Start of Supplied information
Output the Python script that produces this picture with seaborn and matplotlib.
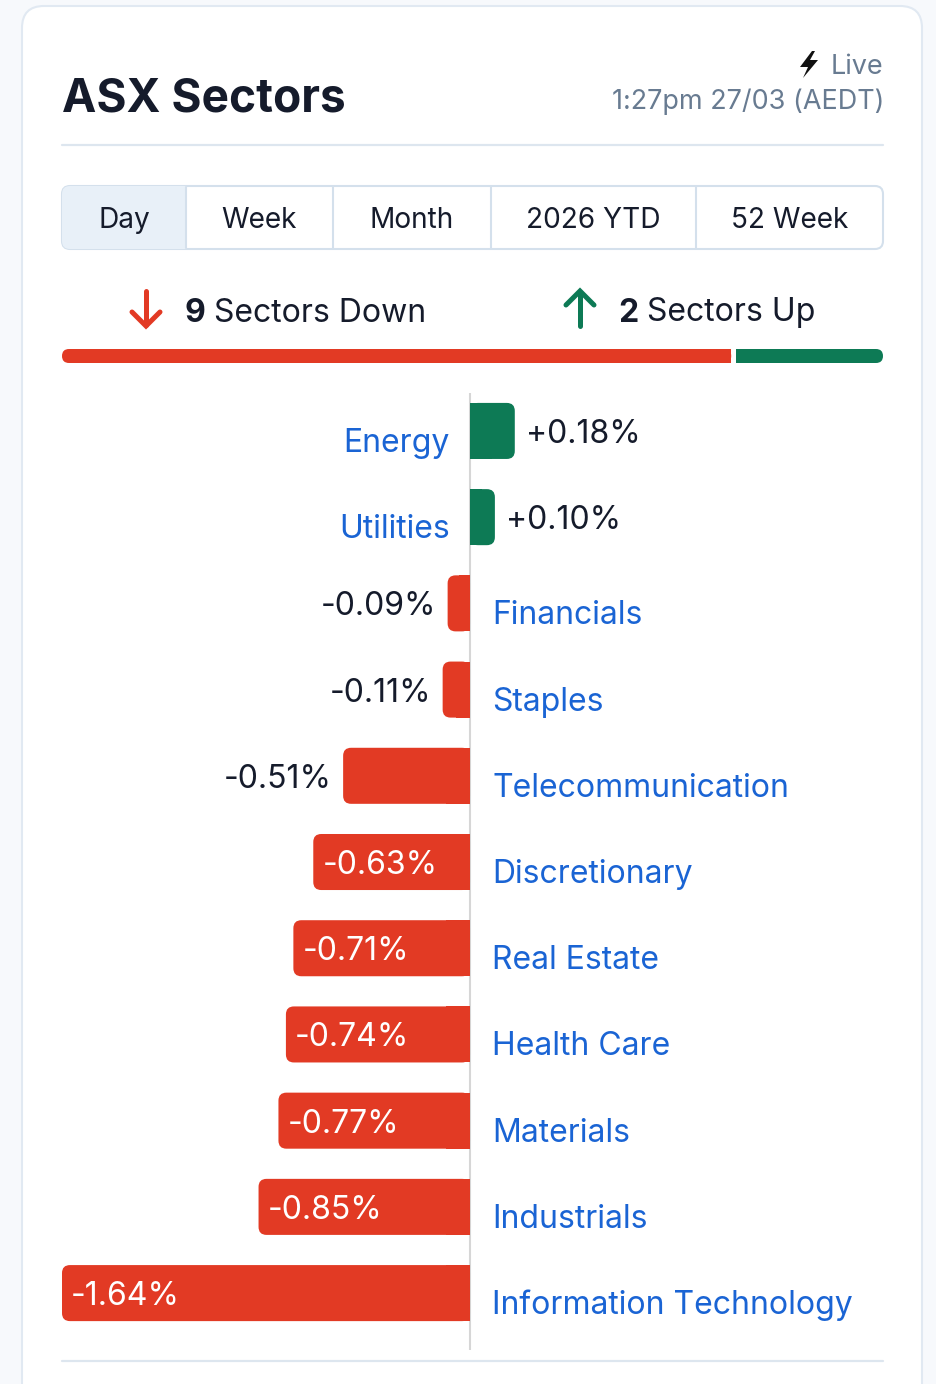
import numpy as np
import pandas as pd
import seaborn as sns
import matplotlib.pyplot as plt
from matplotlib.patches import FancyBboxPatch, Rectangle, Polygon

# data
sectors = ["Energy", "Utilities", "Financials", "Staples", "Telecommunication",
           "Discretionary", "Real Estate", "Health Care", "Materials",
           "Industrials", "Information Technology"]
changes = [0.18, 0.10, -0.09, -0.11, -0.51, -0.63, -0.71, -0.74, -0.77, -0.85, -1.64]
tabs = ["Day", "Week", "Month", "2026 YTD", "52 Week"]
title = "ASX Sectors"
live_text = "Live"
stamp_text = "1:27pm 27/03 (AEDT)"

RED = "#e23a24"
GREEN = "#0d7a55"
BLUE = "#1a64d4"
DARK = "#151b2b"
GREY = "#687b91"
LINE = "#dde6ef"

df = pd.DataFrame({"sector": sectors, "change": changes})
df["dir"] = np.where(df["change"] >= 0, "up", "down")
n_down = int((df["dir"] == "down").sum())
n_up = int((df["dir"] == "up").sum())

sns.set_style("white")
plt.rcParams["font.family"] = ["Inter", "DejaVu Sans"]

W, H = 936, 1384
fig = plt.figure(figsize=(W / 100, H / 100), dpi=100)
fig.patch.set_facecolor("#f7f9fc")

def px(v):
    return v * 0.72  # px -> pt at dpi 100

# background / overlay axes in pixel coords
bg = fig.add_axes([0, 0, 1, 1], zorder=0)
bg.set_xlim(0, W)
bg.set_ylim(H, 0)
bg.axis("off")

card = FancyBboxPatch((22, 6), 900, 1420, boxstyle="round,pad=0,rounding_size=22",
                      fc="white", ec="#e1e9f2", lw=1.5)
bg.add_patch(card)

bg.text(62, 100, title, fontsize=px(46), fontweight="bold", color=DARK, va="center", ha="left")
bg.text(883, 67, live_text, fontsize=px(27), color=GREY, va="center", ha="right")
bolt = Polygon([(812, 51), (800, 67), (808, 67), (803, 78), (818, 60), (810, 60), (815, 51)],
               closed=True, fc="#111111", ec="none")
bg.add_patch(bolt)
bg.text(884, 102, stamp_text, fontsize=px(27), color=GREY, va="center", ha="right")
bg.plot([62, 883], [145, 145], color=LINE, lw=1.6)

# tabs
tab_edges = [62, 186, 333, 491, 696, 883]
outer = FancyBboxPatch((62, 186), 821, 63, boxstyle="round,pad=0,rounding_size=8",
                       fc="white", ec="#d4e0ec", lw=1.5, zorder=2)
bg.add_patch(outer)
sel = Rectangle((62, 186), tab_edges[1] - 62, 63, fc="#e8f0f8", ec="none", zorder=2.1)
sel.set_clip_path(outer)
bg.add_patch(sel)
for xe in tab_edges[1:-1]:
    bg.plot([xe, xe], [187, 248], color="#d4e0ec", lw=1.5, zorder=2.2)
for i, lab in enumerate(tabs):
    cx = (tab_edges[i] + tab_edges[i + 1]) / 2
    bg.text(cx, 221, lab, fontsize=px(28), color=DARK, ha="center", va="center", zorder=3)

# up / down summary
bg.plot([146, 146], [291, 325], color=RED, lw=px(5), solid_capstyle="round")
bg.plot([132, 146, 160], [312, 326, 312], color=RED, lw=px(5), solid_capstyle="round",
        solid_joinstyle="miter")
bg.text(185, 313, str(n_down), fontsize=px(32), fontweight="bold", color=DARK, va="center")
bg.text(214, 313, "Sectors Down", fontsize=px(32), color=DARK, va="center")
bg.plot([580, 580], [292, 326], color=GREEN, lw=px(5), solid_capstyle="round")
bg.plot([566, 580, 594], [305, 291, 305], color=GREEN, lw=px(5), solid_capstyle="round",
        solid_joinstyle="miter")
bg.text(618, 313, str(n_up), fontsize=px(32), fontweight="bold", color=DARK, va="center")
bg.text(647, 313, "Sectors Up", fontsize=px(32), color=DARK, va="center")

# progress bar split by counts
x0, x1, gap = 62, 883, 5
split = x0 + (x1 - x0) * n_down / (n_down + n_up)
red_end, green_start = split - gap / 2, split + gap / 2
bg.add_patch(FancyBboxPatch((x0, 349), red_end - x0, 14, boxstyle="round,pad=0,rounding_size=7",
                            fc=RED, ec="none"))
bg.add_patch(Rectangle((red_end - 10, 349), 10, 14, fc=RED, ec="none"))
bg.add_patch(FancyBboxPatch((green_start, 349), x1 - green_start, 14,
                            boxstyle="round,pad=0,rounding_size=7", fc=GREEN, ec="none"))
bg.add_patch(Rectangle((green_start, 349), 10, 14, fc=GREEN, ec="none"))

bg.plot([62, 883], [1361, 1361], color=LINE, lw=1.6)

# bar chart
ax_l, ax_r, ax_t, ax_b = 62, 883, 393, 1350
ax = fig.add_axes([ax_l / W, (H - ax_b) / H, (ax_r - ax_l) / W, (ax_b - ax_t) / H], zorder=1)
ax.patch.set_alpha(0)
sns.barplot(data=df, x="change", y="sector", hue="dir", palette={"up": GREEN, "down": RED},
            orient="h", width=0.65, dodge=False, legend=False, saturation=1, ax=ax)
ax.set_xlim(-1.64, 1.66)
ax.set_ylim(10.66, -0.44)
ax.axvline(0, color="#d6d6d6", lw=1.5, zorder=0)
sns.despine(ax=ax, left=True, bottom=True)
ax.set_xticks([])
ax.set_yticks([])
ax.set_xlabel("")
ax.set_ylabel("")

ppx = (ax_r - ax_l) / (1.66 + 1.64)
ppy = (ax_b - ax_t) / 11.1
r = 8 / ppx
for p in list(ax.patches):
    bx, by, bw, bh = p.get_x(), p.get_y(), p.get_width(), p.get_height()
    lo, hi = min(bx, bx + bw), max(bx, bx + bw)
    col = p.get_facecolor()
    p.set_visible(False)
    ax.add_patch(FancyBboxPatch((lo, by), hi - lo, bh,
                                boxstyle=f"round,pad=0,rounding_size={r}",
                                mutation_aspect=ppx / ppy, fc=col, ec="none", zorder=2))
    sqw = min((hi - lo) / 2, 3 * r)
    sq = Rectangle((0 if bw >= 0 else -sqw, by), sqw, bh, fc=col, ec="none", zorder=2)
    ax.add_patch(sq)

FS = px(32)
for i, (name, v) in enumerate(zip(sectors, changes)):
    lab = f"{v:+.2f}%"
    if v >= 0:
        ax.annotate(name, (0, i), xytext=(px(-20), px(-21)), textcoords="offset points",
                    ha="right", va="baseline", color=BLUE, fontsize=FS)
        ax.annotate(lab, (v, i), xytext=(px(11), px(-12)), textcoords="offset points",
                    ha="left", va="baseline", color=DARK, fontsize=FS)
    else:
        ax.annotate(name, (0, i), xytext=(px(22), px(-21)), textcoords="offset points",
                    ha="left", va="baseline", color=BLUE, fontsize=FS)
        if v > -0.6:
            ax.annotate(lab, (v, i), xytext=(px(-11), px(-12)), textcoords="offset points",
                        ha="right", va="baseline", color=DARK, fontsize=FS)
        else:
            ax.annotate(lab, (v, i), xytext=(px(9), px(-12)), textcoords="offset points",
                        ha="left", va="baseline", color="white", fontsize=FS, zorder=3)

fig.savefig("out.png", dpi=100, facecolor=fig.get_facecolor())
End of Supplied information
Instruction: Transcribe the opening line of the listing above, please, and every line after it through the line with "bg.plot([62, 883], [145, 145], color=LINE, lw=1.6)", word for word, without pictures.

Finished exercise:
Output the Python script that produces this picture with seaborn and matplotlib.
import numpy as np
import pandas as pd
import seaborn as sns
import matplotlib.pyplot as plt
from matplotlib.patches import FancyBboxPatch, Rectangle, Polygon

# data
sectors = ["Energy", "Utilities", "Financials", "Staples", "Telecommunication",
           "Discretionary", "Real Estate", "Health Care", "Materials",
           "Industrials", "Information Technology"]
changes = [0.18, 0.10, -0.09, -0.11, -0.51, -0.63, -0.71, -0.74, -0.77, -0.85, -1.64]
tabs = ["Day", "Week", "Month", "2026 YTD", "52 Week"]
title = "ASX Sectors"
live_text = "Live"
stamp_text = "1:27pm 27/03 (AEDT)"

RED = "#e23a24"
GREEN = "#0d7a55"
BLUE = "#1a64d4"
DARK = "#151b2b"
GREY = "#687b91"
LINE = "#dde6ef"

df = pd.DataFrame({"sector": sectors, "change": changes})
df["dir"] = np.where(df["change"] >= 0, "up", "down")
n_down = int((df["dir"] == "down").sum())
n_up = int((df["dir"] == "up").sum())

sns.set_style("white")
plt.rcParams["font.family"] = ["Inter", "DejaVu Sans"]

W, H = 936, 1384
fig = plt.figure(figsize=(W / 100, H / 100), dpi=100)
fig.patch.set_facecolor("#f7f9fc")

def px(v):
    return v * 0.72  # px -> pt at dpi 100

# background / overlay axes in pixel coords
bg = fig.add_axes([0, 0, 1, 1], zorder=0)
bg.set_xlim(0, W)
bg.set_ylim(H, 0)
bg.axis("off")

card = FancyBboxPatch((22, 6), 900, 1420, boxstyle="round,pad=0,rounding_size=22",
                      fc="white", ec="#e1e9f2", lw=1.5)
bg.add_patch(card)

bg.text(62, 100, title, fontsize=px(46), fontweight="bold", color=DARK, va="center", ha="left")
bg.text(883, 67, live_text, fontsize=px(27), color=GREY, va="center", ha="right")
bolt = Polygon([(812, 51), (800, 67), (808, 67), (803, 78), (818, 60), (810, 60), (815, 51)],
               closed=True, fc="#111111", ec="none")
bg.add_patch(bolt)
bg.text(884, 102, stamp_text, fontsize=px(27), color=GREY, va="center", ha="right")
bg.plot([62, 883], [145, 145], color=LINE, lw=1.6)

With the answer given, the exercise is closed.